EXERCISE AIM: Pull out every line below containing the word "chart".

----- DATA EXTRACT

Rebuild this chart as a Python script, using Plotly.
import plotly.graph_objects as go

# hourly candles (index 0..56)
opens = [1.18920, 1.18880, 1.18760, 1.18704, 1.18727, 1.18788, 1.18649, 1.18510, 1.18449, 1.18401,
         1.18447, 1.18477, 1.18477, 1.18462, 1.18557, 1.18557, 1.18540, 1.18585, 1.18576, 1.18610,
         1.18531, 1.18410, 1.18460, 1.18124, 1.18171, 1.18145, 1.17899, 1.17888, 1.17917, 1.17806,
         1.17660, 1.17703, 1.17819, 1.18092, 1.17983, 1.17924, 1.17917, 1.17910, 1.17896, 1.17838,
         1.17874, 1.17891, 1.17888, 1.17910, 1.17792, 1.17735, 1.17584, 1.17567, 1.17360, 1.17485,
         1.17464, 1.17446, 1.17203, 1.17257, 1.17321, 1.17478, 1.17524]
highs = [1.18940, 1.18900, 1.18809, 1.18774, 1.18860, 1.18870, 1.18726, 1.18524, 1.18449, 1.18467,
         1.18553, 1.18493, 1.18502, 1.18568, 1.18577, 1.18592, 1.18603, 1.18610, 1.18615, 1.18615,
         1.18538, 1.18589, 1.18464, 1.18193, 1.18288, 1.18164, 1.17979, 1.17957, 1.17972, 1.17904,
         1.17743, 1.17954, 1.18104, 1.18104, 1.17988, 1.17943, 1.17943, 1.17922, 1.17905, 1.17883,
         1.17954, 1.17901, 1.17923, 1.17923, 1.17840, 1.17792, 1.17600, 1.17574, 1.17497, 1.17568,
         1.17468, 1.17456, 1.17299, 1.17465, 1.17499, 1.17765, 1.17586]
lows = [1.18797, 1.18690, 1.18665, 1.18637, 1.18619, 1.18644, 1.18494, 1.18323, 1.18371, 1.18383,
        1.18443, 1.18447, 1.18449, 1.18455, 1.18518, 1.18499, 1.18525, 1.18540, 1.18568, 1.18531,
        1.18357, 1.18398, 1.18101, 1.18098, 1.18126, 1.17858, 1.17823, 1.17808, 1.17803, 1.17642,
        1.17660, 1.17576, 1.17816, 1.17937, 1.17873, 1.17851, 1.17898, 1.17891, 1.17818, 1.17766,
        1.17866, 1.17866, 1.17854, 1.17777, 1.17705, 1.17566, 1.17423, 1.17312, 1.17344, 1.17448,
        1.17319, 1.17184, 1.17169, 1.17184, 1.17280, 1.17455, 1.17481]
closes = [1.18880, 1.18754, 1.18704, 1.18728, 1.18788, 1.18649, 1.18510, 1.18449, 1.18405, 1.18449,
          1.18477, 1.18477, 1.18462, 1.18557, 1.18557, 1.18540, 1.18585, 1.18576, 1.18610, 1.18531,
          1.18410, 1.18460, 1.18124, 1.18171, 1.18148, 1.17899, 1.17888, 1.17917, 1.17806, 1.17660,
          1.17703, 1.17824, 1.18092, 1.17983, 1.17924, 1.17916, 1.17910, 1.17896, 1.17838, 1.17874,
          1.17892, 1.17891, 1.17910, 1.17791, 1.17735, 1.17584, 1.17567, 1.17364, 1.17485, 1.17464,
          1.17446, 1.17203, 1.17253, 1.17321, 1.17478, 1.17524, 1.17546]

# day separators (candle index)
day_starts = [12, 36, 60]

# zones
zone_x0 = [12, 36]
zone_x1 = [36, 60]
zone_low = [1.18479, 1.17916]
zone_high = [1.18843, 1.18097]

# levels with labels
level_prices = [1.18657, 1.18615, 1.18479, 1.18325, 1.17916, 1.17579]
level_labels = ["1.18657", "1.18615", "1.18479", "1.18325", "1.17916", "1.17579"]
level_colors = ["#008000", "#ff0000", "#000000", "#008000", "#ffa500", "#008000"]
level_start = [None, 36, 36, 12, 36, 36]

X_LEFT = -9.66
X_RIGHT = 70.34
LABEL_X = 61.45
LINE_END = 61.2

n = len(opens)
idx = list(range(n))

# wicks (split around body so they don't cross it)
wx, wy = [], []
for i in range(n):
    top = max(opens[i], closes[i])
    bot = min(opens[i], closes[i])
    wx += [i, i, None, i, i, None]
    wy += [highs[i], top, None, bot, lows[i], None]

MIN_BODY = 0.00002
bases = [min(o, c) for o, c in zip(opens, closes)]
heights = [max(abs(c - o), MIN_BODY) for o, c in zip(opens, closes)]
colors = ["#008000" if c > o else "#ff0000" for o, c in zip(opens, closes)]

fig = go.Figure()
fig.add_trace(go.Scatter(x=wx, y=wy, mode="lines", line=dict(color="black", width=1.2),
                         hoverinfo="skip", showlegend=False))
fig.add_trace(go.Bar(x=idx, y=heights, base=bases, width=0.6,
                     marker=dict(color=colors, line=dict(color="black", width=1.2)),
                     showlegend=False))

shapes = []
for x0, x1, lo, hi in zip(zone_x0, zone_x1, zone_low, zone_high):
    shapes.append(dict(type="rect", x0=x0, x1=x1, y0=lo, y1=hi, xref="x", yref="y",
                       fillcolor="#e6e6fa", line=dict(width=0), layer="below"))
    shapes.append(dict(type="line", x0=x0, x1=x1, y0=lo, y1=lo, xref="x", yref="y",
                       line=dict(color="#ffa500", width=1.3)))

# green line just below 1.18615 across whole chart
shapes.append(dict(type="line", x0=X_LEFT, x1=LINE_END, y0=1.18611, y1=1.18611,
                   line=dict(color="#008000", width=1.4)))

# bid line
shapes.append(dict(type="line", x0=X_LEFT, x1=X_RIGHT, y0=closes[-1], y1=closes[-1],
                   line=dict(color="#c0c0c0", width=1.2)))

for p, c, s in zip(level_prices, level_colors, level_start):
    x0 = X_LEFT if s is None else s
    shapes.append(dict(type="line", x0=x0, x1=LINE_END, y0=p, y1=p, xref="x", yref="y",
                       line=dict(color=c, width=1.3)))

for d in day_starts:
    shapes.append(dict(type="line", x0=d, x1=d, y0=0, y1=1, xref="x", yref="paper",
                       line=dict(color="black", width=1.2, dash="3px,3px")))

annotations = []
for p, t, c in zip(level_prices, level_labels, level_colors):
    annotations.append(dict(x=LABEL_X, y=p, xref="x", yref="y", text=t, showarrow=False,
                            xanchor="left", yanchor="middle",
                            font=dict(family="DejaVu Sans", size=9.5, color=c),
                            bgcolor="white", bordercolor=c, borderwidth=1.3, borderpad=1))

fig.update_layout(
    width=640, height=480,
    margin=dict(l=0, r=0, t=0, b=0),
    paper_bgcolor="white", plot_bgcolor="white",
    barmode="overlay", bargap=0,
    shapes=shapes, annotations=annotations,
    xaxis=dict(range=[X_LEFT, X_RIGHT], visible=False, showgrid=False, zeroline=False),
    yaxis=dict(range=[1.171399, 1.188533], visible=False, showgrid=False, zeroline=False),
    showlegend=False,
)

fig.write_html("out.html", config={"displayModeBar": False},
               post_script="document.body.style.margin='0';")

----------

EXERCISE OUTPUT:
Rebuild this chart as a Python script, using Plotly.
# green line just below 1.18615 across whole chart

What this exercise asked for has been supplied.